▶ **Stored data**
•••

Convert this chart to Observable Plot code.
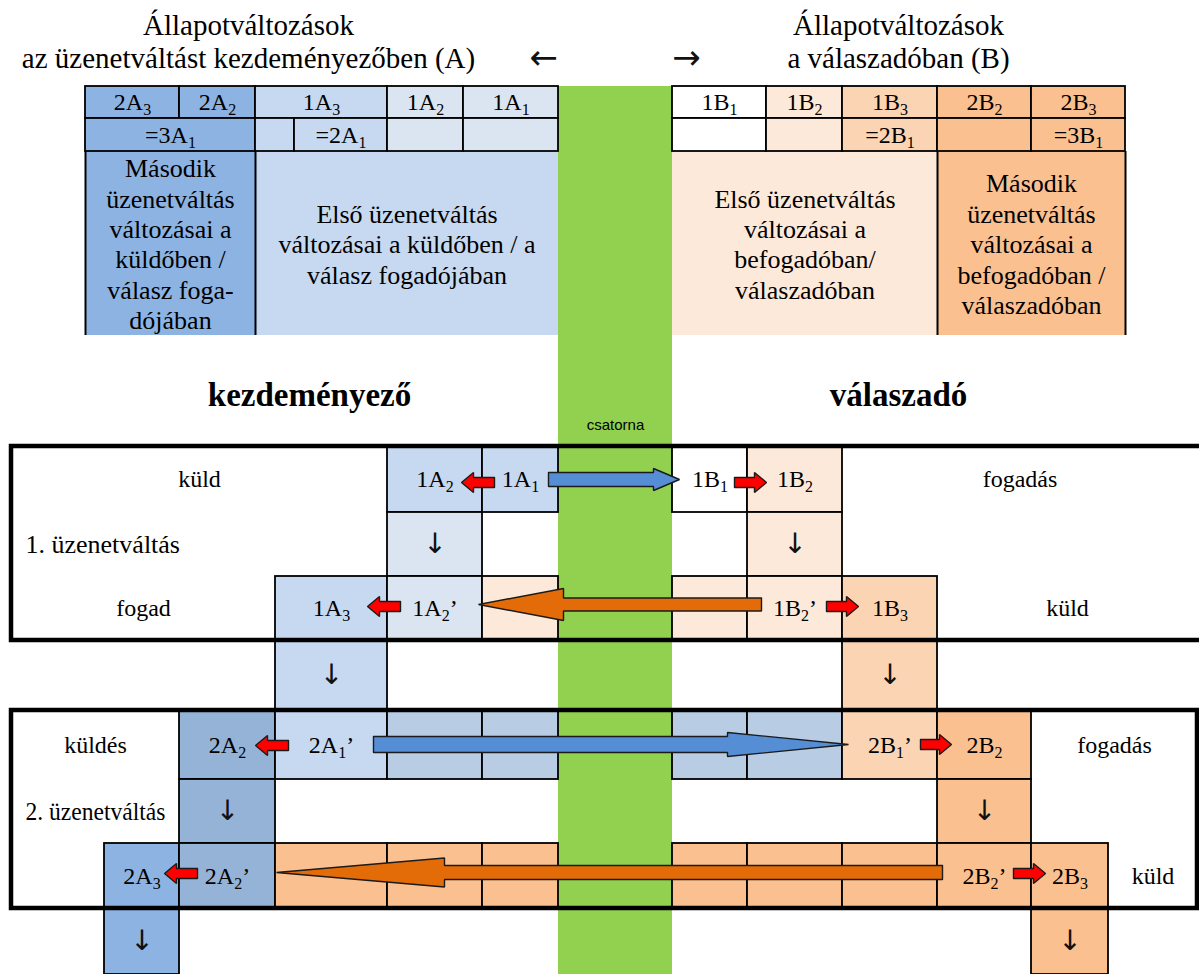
<!DOCTYPE html>
<html><head><meta charset="utf-8">
<script src="https://cdn.jsdelivr.net/npm/d3@7"></script>
<script src="https://cdn.jsdelivr.net/npm/@observablehq/plot@0.6"></script>
<style>html,body{margin:0;padding:0;background:#fff;overflow:hidden} svg{display:block}</style>
</head><body><div id="chart"></div>
<script>
// grid lines of the diagram (column and row boundaries)
const colEdges = [11, 85, 104, 179, 255, 275, 294, 387, 463, 482, 558, 672, 747, 766, 842, 937, 1031, 1108, 1125, 1197, 1206];
const rowEdges = [86, 118, 151, 335, 446, 512, 576, 640, 710, 779, 843, 908, 974];

const tones = {D:"#8db3e2", M:"#c6d9f1", L:"#dbe5f1", G:"#95b3d7", S:"#b8cce4", W:"#ffffff", P1:"#fde9d9", P2:"#fbd4b4", P3:"#fac090", C:"#92d050"};

// top table (rows 1-2)
const tableCells = [
  {c:[1,3], r:[0,1], t:"D", l:"2A_3"}, {c:[3,4], r:[0,1], t:"D", l:"2A_2"},
  {c:[4,7], r:[0,1], t:"M", l:"1A_3"}, {c:[7,8], r:[0,1], t:"L", l:"1A_2"},
  {c:[8,10], r:[0,1], t:"L", l:"1A_1"},
  {c:[11,13], r:[0,1], t:"W", l:"1B_1"}, {c:[13,14], r:[0,1], t:"P1", l:"1B_2"},
  {c:[14,15], r:[0,1], t:"P2", l:"1B_3"}, {c:[15,16], r:[0,1], t:"P3", l:"2B_2"},
  {c:[16,18], r:[0,1], t:"P3", l:"2B_3"},
  {c:[1,4], r:[1,2], t:"D", l:"=3A_1"}, {c:[4,6], r:[1,2], t:"M", l:""},
  {c:[6,7], r:[1,2], t:"M", l:"=2A_1"}, {c:[7,8], r:[1,2], t:"L", l:""},
  {c:[8,10], r:[1,2], t:"L", l:""},
  {c:[11,13], r:[1,2], t:"W", l:""}, {c:[13,14], r:[1,2], t:"P1", l:""},
  {c:[14,15], r:[1,2], t:"P2", l:"=2B_1"}, {c:[15,16], r:[1,2], t:"P3", l:""},
  {c:[16,18], r:[1,2], t:"P3", l:"=3B_1"}
];
// top table (row 3, descriptions)
const tableNotes = [
  {c:[1,4], r:[2,3], t:"D", l:"Második\nüzenetváltás\nváltozásai a\nküldőben /\nválasz foga-\ndójában"},
  {c:[4,10], r:[2,3], t:"M", l:"Első üzenetváltás\nváltozásai a küldőben / a\nválasz fogadójában"},
  {c:[11,15], r:[2,3], t:"P1", l:"Első üzenetváltás\nváltozásai a\nbefogadóban/\nválaszadóban"},
  {c:[15,18], r:[2,3], t:"P3", l:"Második\nüzenetváltás\nváltozásai a\nbefogadóban /\nválaszadóban"}
];
const noteRules = [1, 4, 15, 18];

// flow diagram cells
const flowCells = [
  {c:[7,9], r:[4,5], t:"M", l:"1A_2"}, {c:[9,10], r:[4,5], t:"M", l:"1A_1"},
  {c:[11,12], r:[4,5], t:"W", l:"1B_1"}, {c:[12,14], r:[4,5], t:"P1", l:"1B_2"},
  {c:[7,9], r:[5,6], t:"L", l:"↓"}, {c:[12,14], r:[5,6], t:"P1", l:"↓"},
  {c:[5,7], r:[6,7], t:"M", l:"1A_3"}, {c:[7,9], r:[6,7], t:"L", l:"1A_2’"},
  {c:[9,10], r:[6,7], t:"P1", l:""}, {c:[11,12], r:[6,7], t:"P1", l:""},
  {c:[12,14], r:[6,7], t:"P1", l:"1B_2’"}, {c:[14,15], r:[6,7], t:"P2", l:"1B_3"},
  {c:[5,7], r:[7,8], t:"M", l:"↓"}, {c:[14,15], r:[7,8], t:"P2", l:"↓"},
  {c:[3,5], r:[8,9], t:"G", l:"2A_2"}, {c:[5,7], r:[8,9], t:"M", l:"2A_1’"},
  {c:[7,9], r:[8,9], t:"S", l:""}, {c:[9,10], r:[8,9], t:"S", l:""},
  {c:[11,12], r:[8,9], t:"S", l:""}, {c:[12,14], r:[8,9], t:"S", l:""},
  {c:[14,15], r:[8,9], t:"P2", l:"2B_1’"}, {c:[15,16], r:[8,9], t:"P3", l:"2B_2"},
  {c:[3,5], r:[9,10], t:"G", l:"↓"}, {c:[15,16], r:[9,10], t:"P3", l:"↓"},
  {c:[2,3], r:[10,11], t:"D", l:"2A_3"}, {c:[3,5], r:[10,11], t:"G", l:"2A_2’"},
  {c:[5,7], r:[10,11], t:"P3", l:""}, {c:[7,9], r:[10,11], t:"P3", l:""},
  {c:[9,10], r:[10,11], t:"P3", l:""}, {c:[11,12], r:[10,11], t:"P3", l:""},
  {c:[12,14], r:[10,11], t:"P3", l:""}, {c:[14,15], r:[10,11], t:"P3", l:""},
  {c:[15,16], r:[10,11], t:"P3", l:"2B_2’"}, {c:[16,17], r:[10,11], t:"P3", l:"2B_3"},
  {c:[2,3], r:[11,12], t:"D", l:"↓"}, {c:[16,17], r:[11,12], t:"P3", l:"↓"}
];
const channelBand = [{c:[10,11], r:[0,12], t:"C"}];
const boxes = [{c:[0,20], r:[4,7]}, {c:[0,19], r:[8,11]}];

const sideLabels = [
  {l:"küld", c:[0,7], r:[4,5]}, {l:"fogad", c:[0,5], r:[6,7]},
  {l:"fogadás", c:[14,19], r:[4,5]}, {l:"küld", c:[15,19], r:[6,7]},
  {l:"küldés", c:[0,3], r:[8,9]}, {l:"fogadás", c:[16,19], r:[8,9]},
  {l:"küld", c:[17,19], r:[10,11]}
];
const stageLabels = [
  {l:"1. üzenetváltás", c:[0,7], r:[5,6]}, {l:"2. üzenetváltás", c:[0,3], r:[9,10]}
];

const titleLines = [
  {l:"Állapotváltozások", x:248, y:25}, {l:"az üzenetváltást kezdeményezőben (A)", x:248, y:58},
  {l:"Állapotváltozások", x:898, y:25}, {l:"a válaszadóban (B)", x:898, y:58}
];
const directionMarks = [{l:"←", x:543, y:58}, {l:"→", x:686, y:58}];
const roleNames = [{l:"kezdeményező", x:309, y:395}, {l:"válaszadó", x:898, y:395}];
const channelName = [{l:"csatorna", y:425}];

const arrows = [
  {shape:"red", tail:494, tip:461, y:482}, {shape:"red", tail:734, tip:766, y:482},
  {shape:"blue1", tail:548, tip:679, y:479},
  {shape:"red", tail:400, tip:367, y:606}, {shape:"orange1", tail:761, tip:478, y:604},
  {shape:"red", tail:826, tip:858, y:606},
  {shape:"red", tail:288, tip:255, y:745}, {shape:"blue2", tail:373, tip:848, y:744},
  {shape:"red", tail:920, tip:951, y:744},
  {shape:"red", tail:197, tip:164, y:873}, {shape:"orange2", tail:942, tip:276, y:872},
  {shape:"red", tail:1013, tip:1045, y:873}
];
const arrowShapes = {
  red: {fam:"red", shaft:5, head:10, len:12},
  blue1: {fam:"blue", shaft:7, head:11, len:26},
  blue2: {fam:"blue", shaft:8, head:12, len:121},
  orange1: {fam:"orange", shaft:6.5, head:16, len:85},
  orange2: {fam:"orange", shaft:7, head:14.5, len:168}
};
const arrowFills = {red:"#ff0000", blue:"#558ed5", orange:"#e36c09"};

// helpers
const x1 = d => colEdges[d.c[0]], x2 = d => colEdges[d.c[1]];
const y1 = d => rowEdges[d.r[0]], y2 = d => rowEdges[d.r[1]];
const cx = d => (x1(d) + x2(d)) / 2, cy = d => (y1(d) + y2(d)) / 2;
const rectCh = {x1, x2, y1, y2};

const arrowPts = arrows.flatMap((a, i) => {
  const s = arrowShapes[a.shape];
  const dir = Math.sign(a.tip - a.tail);
  const b = a.tip - dir * s.len;
  return [[a.tail, a.y - s.shaft], [b, a.y - s.shaft], [b, a.y - s.head], [a.tip, a.y],
          [b, a.y + s.head], [b, a.y + s.shaft], [a.tail, a.y + s.shaft], [a.tail, a.y - s.shaft]]
    .map(([x, y]) => ({id: i, fam: s.fam, x, y}));
});
const arrowMark = fam => Plot.line(arrowPts.filter(p => p.fam === fam),
  {x:"x", y:"y", z:"id", fill: arrowFills[fam], stroke:"#1b1b1b", strokeWidth:1.4, strokeLinejoin:"miter", curve:"linear"});

const serif = "Liberation Serif, Times New Roman, serif";
const isGlyph = d => d.l === "↓";
const cellLabels = arr => arr.filter(d => d.l && !isGlyph(d));
const cellGlyphs = arr => arr.filter(isGlyph);

const chart = Plot.plot({
  width: 1199, height: 974, margin: 0,
  x: {type:"linear", domain:[0,1199], range:[0,1199], axis:null},
  y: {type:"linear", domain:[0,974], range:[0,974], axis:null},
  color: {type:"identity"},
  style: {background:"#fff"},
  marks: [
    Plot.rect(channelBand, {...rectCh, fill: d => tones[d.t]}),
    Plot.rect(tableNotes, {...rectCh, fill: d => tones[d.t]}),
    Plot.ruleX(noteRules, {x: i => colEdges[i], y1: rowEdges[2], y2: rowEdges[3], stroke:"#000", strokeWidth:2}),
    Plot.rect(tableCells, {...rectCh, fill: d => tones[d.t], stroke:"#000", strokeWidth:1.8}),
    Plot.rect(flowCells, {...rectCh, fill: d => tones[d.t], stroke:"#000", strokeWidth:1.8}),
    Plot.rect(boxes, {...rectCh, fill:"none", stroke:"#000", strokeWidth:4.5}),
    arrowMark("blue"), arrowMark("orange"), arrowMark("red"),
    Plot.text(cellLabels(tableCells), {x: cx, y: cy, text:"l", fontFamily: serif, fontSize:24, fill:"#000"}),
    Plot.text(cellLabels(flowCells), {x: cx, y: cy, text:"l", fontFamily: serif, fontSize:24, fill:"#000"}),
    Plot.text(cellGlyphs(flowCells), {x: cx, y: cy, text:"l", fontFamily:"DejaVu Sans", fontSize:28, fill:"#111"}),
    Plot.text(tableNotes, {x: cx, y: cy, text:"l", fontFamily: serif, fontSize:26, lineHeight:1.17, fill:"#000"}),
    Plot.text(sideLabels, {x: cx, y: cy, text:"l", fontFamily: serif, fontSize:24, fill:"#000"}),
    Plot.text(stageLabels, {x: x1, y: cy, dx: 14, text:"l", textAnchor:"start", fontFamily: serif, fontSize:26, fill:"#000"}),
    Plot.text(titleLines, {x:"x", y:"y", text:"l", fontFamily: serif, fontSize:29, fill:"#000"}),
    Plot.text(directionMarks, {x:"x", y:"y", text:"l", fontFamily:"DejaVu Sans", fontSize:34, fill:"#111"}),
    Plot.text(roleNames, {x:"x", y:"y", text:"l", fontFamily: serif, fontSize:33, fontWeight:"bold", fill:"#000"}),
    Plot.text(channelName, {x: () => cx(channelBand[0]), y:"y", text:"l", fontFamily:"Liberation Sans, Arial, sans-serif", fontSize:15, fill:"#000"})
  ]
});

// render subscripts (e.g. "1A_2" -> 1A with subscript 2)
const NS = "http://www.w3.org/2000/svg";
chart.querySelectorAll("text").forEach(t => {
  if (t.querySelector("tspan")) return;
  const s = t.textContent;
  if (s === "2. üzenetváltás") { t.setAttribute("textLength", 140); t.setAttribute("lengthAdjust", "spacingAndGlyphs"); }
  const m = s.match(/^(.*?)_(\d)(.*)$/);
  if (!m) return;
  t.textContent = "";
  const a = document.createElementNS(NS, "tspan"); a.textContent = m[1];
  const b = document.createElementNS(NS, "tspan"); b.textContent = m[2];
  b.setAttribute("font-size", 16); b.setAttribute("dy", 5);
  t.append(a, b);
  if (m[3]) { const c = document.createElementNS(NS, "tspan"); c.textContent = m[3]; c.setAttribute("dy", -5); t.append(c); }
});
document.getElementById("chart").append(chart);
</script>
</body></html>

•••

▶ **Given instruction**
Starting at the first line of the material, output exactly the lines up to and including the one with "843, 908, 974];". Do not include the pictures.

▶ **Answer to the exercise**
Convert this chart to Observable Plot code.
<!DOCTYPE html>
<html><head><meta charset="utf-8">
<script src="https://cdn.jsdelivr.net/npm/d3@7"></script>
<script src="https://cdn.jsdelivr.net/npm/@observablehq/plot@0.6"></script>
<style>html,body{margin:0;padding:0;background:#fff;overflow:hidden} svg{display:block}</style>
</head><body><div id="chart"></div>
<script>
// grid lines of the diagram (column and row boundaries)
const colEdges = [11, 85, 104, 179, 255, 275, 294, 387, 463, 482, 558, 672, 747, 766, 842, 937, 1031, 1108, 1125, 1197, 1206];
const rowEdges = [86, 118, 151, 335, 446, 512, 576, 640, 710, 779, 843, 908, 974];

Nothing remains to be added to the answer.